* _Task objective_: Every entry below must be repeated exactly; skip the pictures.

(A block of data)
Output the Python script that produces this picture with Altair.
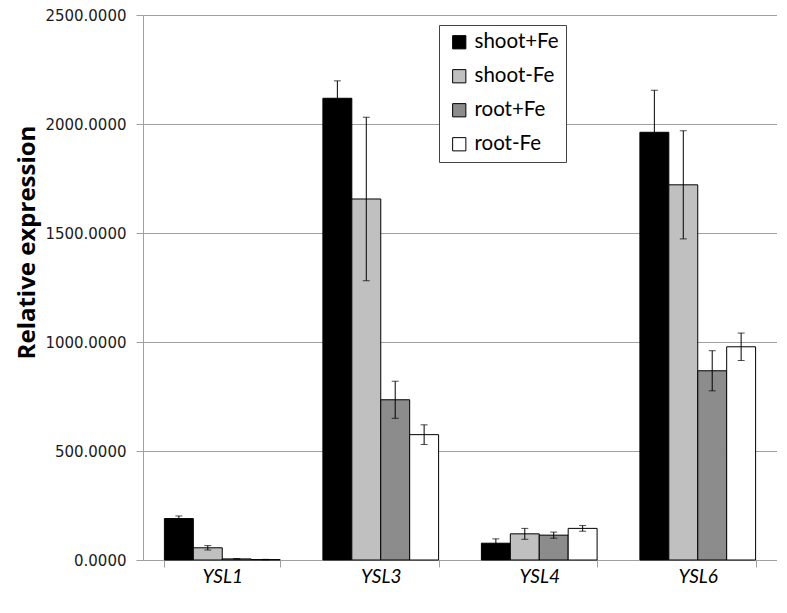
import altair as alt
import pandas as pd

genes = ["YSL1", "YSL3", "YSL4", "YSL6"]
conditions = ["shoot+Fe", "shoot-Fe", "root+Fe", "root-Fe"]
colors = ["#000000", "#c0c0c0", "#8c8c8c", "#ffffff"]

shoot_fe = [190, 2118, 77, 1962]
shoot_nofe = [56, 1656, 120, 1721]
root_fe = [5, 735, 114, 868]
root_nofe = [2, 575, 145, 978]

err_shoot_fe = [12, 80, 20, 193]
err_shoot_nofe = [10, 375, 25, 248]
err_root_fe = [1, 85, 14, 92]
err_root_nofe = [1, 45, 13, 63]

rows = []
for vals, errs, cond in [
    (shoot_fe, err_shoot_fe, conditions[0]),
    (shoot_nofe, err_shoot_nofe, conditions[1]),
    (root_fe, err_root_fe, conditions[2]),
    (root_nofe, err_root_nofe, conditions[3]),
]:
    for g, v, e in zip(genes, vals, errs):
        rows.append({"gene": g, "cond": cond, "value": v, "err": e})
df = pd.DataFrame(rows)

x = alt.X("gene:N", sort=genes, title=None,
          scale=alt.Scale(paddingInner=0.27, paddingOuter=0.135),
          axis=alt.Axis(tickBand="extent", labelAngle=0, labelFont="Lato",
                        labelFontStyle="italic", labelFontSize=19, labelColor="#000000",
                        domainColor="#a0a0a0", tickColor="#a0a0a0", tickSize=7,
                        labelPadding=0, grid=False))
xo = alt.XOffset("cond:N", sort=conditions, scale=alt.Scale(paddingInner=0, paddingOuter=0))

base = alt.Chart(df).encode(x=x, xOffset=xo)

bars = base.mark_bar(stroke="#000000", strokeWidth=1).encode(
    y=alt.Y("value:Q", title="Relative expression",
            scale=alt.Scale(domain=[0, 2500], nice=False),
            axis=alt.Axis(values=[0, 500, 1000, 1500, 2000, 2500], format=".4f",
                          labelFont="DejaVu Sans", labelFontSize=15, labelColor="#1a1a1a",
                          labelPadding=10, tickSize=7, tickColor="#a0a0a0",
                          domainColor="#a0a0a0", gridColor="#a0a0a0", grid=True,
                          titleFont="Open Sans", titleFontSize=24, titleFontWeight="bold",
                          titleColor="#000000", titlePadding=5, titleY=227)),
    fill=alt.Fill("cond:N", sort=conditions,
                  scale=alt.Scale(domain=conditions, range=colors),
                  legend=alt.Legend(title=None, orient="none", legendX=296, legendY=10,
                                    symbolType="square", symbolSize=175,
                                    symbolStrokeColor="#000000", symbolStrokeWidth=1,
                                    labelFont="Lato", labelFontSize=20.5, labelColor="#000000",
                                    rowPadding=13, strokeColor="#444444", fillColor="#ffffff",
                                    padding=7, symbolOffset=3, labelOffset=5)),
)

rules = base.mark_rule(color="#000000", strokeWidth=1).transform_calculate(
    lo="datum.value - datum.err", hi="datum.value + datum.err"
).encode(y="lo:Q", y2="hi:Q")

caps_hi = base.mark_tick(color="#000000", thickness=1, size=7).transform_calculate(
    hi="datum.value + datum.err").encode(y="hi:Q")
caps_lo = base.mark_tick(color="#000000", thickness=1, size=7).transform_calculate(
    lo="datum.value - datum.err").encode(y="lo:Q")

chart = alt.layer(bars, rules, caps_hi, caps_lo).properties(
    width=634, height=545, padding={"left": 7, "top": 0, "right": 0, "bottom": 0}
).configure_view(stroke=None).configure_axis(gridWidth=1)

chart.save("out.html", embed_options={"renderer": "svg", "actions": False})
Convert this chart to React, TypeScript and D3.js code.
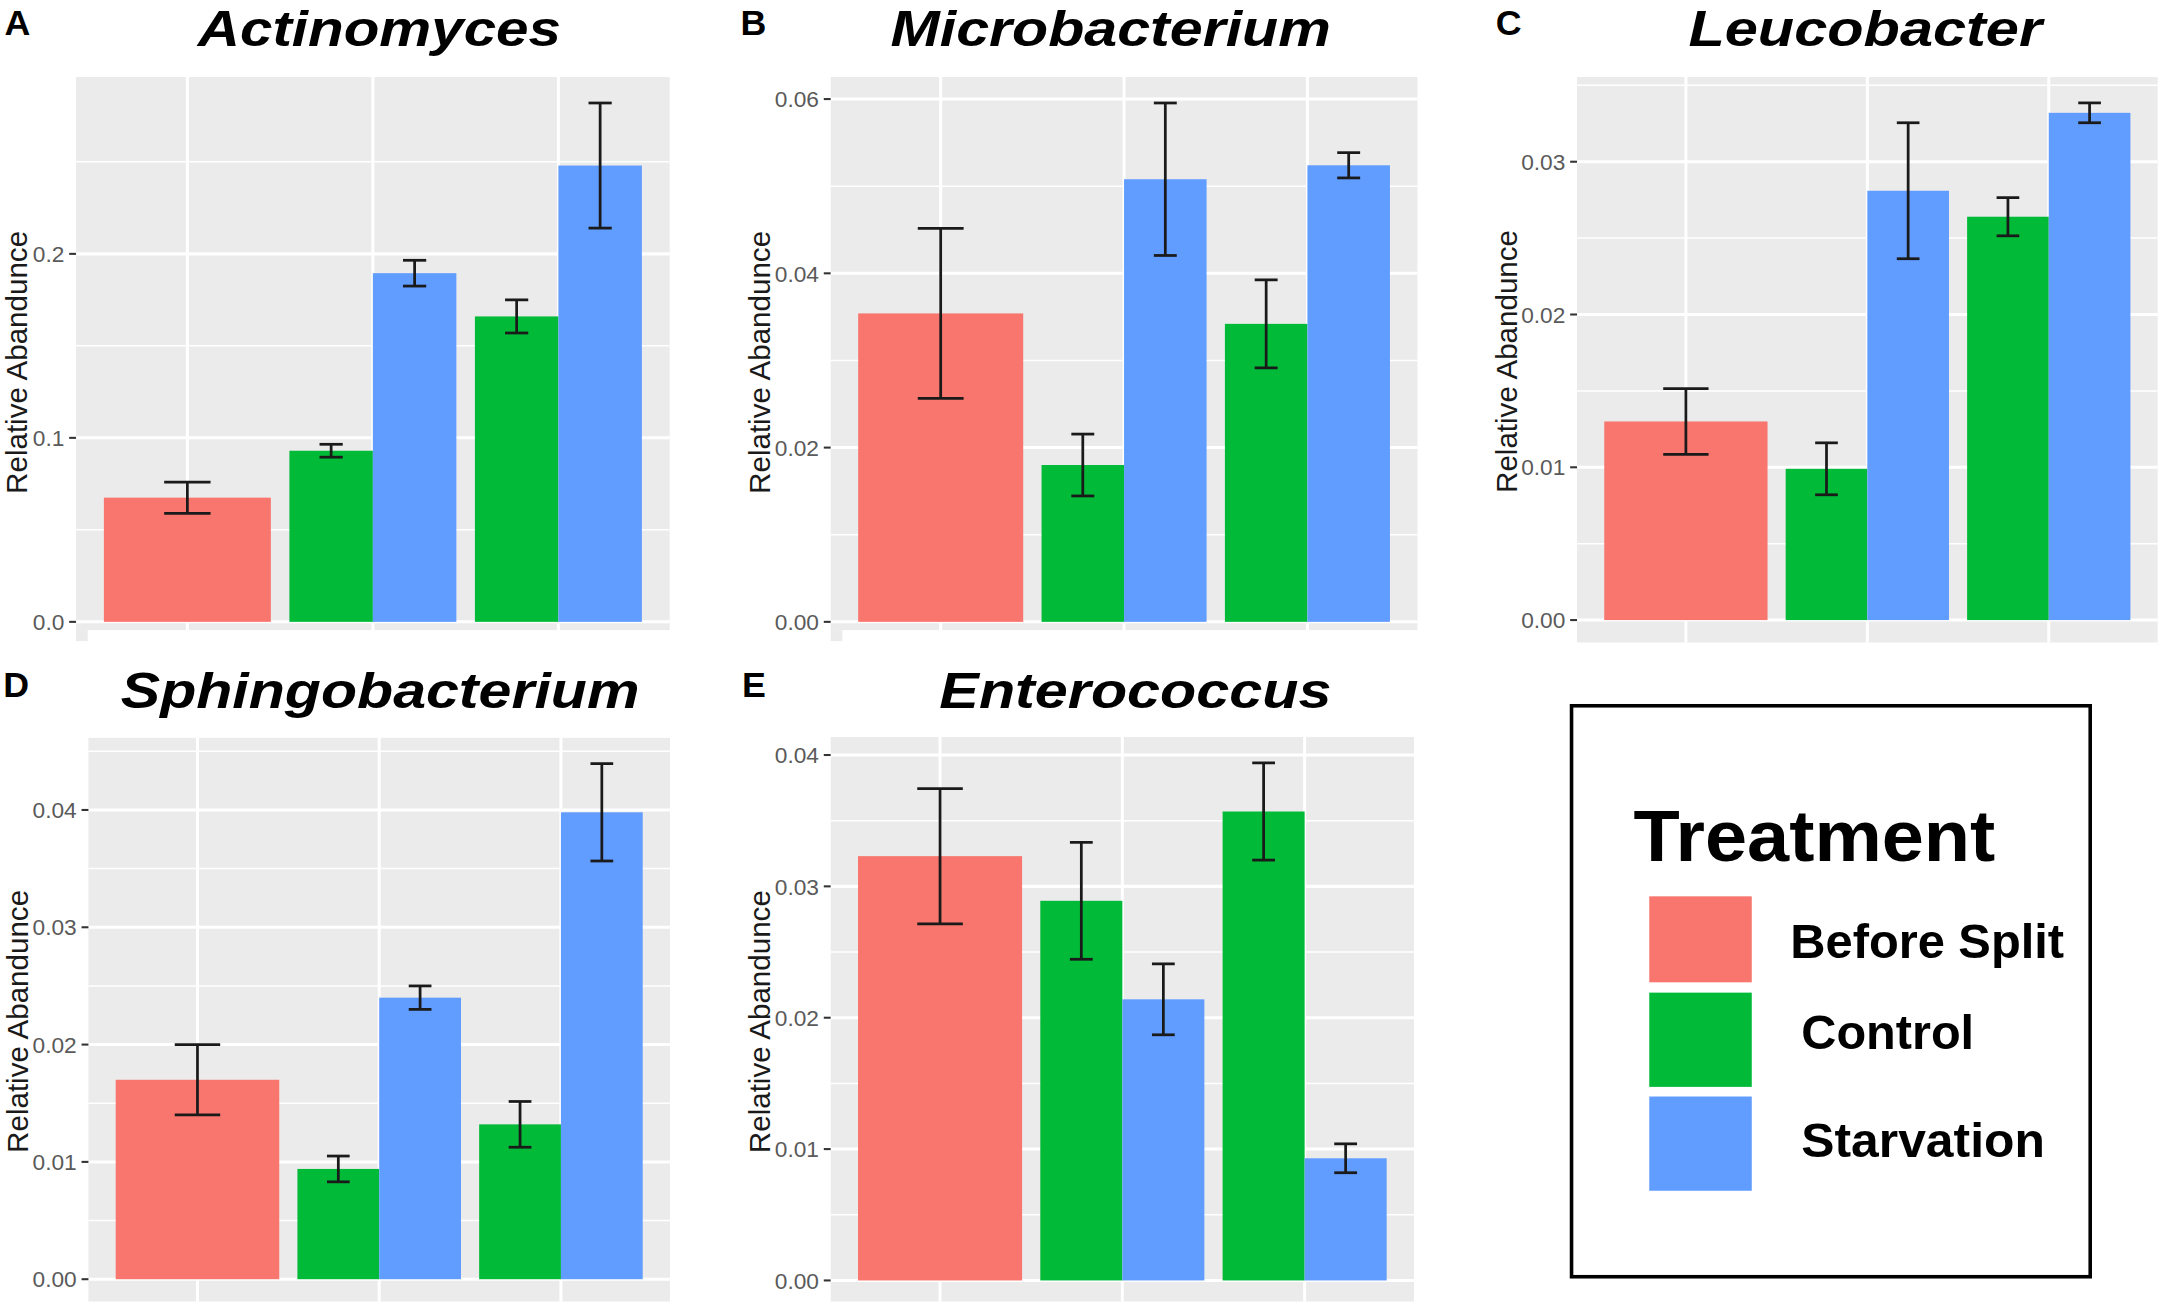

* _Task solution_:
Output the Python script that produces this picture with Altair.
import altair as alt
import pandas as pd

genes = ["YSL1", "YSL3", "YSL4", "YSL6"]
conditions = ["shoot+Fe", "shoot-Fe", "root+Fe", "root-Fe"]
colors = ["#000000", "#c0c0c0", "#8c8c8c", "#ffffff"]

shoot_fe = [190, 2118, 77, 1962]
shoot_nofe = [56, 1656, 120, 1721]
root_fe = [5, 735, 114, 868]
root_nofe = [2, 575, 145, 978]

err_shoot_fe = [12, 80, 20, 193]
err_shoot_nofe = [10, 375, 25, 248]
err_root_fe = [1, 85, 14, 92]
err_root_nofe = [1, 45, 13, 63]

rows = []
for vals, errs, cond in [
    (shoot_fe, err_shoot_fe, conditions[0]),
    (shoot_nofe, err_shoot_nofe, conditions[1]),
    (root_fe, err_root_fe, conditions[2]),
    (root_nofe, err_root_nofe, conditions[3]),
]:
    for g, v, e in zip(genes, vals, errs):
        rows.append({"gene": g, "cond": cond, "value": v, "err": e})
df = pd.DataFrame(rows)

x = alt.X("gene:N", sort=genes, title=None,
          scale=alt.Scale(paddingInner=0.27, paddingOuter=0.135),
          axis=alt.Axis(tickBand="extent", labelAngle=0, labelFont="Lato",
                        labelFontStyle="italic", labelFontSize=19, labelColor="#000000",
                        domainColor="#a0a0a0", tickColor="#a0a0a0", tickSize=7,
                        labelPadding=0, grid=False))
xo = alt.XOffset("cond:N", sort=conditions, scale=alt.Scale(paddingInner=0, paddingOuter=0))

base = alt.Chart(df).encode(x=x, xOffset=xo)

bars = base.mark_bar(stroke="#000000", strokeWidth=1).encode(
    y=alt.Y("value:Q", title="Relative expression",
            scale=alt.Scale(domain=[0, 2500], nice=False),
            axis=alt.Axis(values=[0, 500, 1000, 1500, 2000, 2500], format=".4f",
                          labelFont="DejaVu Sans", labelFontSize=15, labelColor="#1a1a1a",
                          labelPadding=10, tickSize=7, tickColor="#a0a0a0",
                          domainColor="#a0a0a0", gridColor="#a0a0a0", grid=True,
                          titleFont="Open Sans", titleFontSize=24, titleFontWeight="bold",
                          titleColor="#000000", titlePadding=5, titleY=227)),
    fill=alt.Fill("cond:N", sort=conditions,
                  scale=alt.Scale(domain=conditions, range=colors),
                  legend=alt.Legend(title=None, orient="none", legendX=296, legendY=10,
                                    symbolType="square", symbolSize=175,
                                    symbolStrokeColor="#000000", symbolStrokeWidth=1,
                                    labelFont="Lato", labelFontSize=20.5, labelColor="#000000",
                                    rowPadding=13, strokeColor="#444444", fillColor="#ffffff",
                                    padding=7, symbolOffset=3, labelOffset=5)),
)

rules = base.mark_rule(color="#000000", strokeWidth=1).transform_calculate(
    lo="datum.value - datum.err", hi="datum.value + datum.err"
).encode(y="lo:Q", y2="hi:Q")

caps_hi = base.mark_tick(color="#000000", thickness=1, size=7).transform_calculate(
    hi="datum.value + datum.err").encode(y="hi:Q")
caps_lo = base.mark_tick(color="#000000", thickness=1, size=7).transform_calculate(
    lo="datum.value - datum.err").encode(y="lo:Q")

chart = alt.layer(bars, rules, caps_hi, caps_lo).properties(
    width=634, height=545, padding={"left": 7, "top": 0, "right": 0, "bottom": 0}
).configure_view(stroke=None).configure_axis(gridWidth=1)

chart.save("out.html", embed_options={"renderer": "svg", "actions": False})
Convert this chart to React, TypeScript and D3.js code.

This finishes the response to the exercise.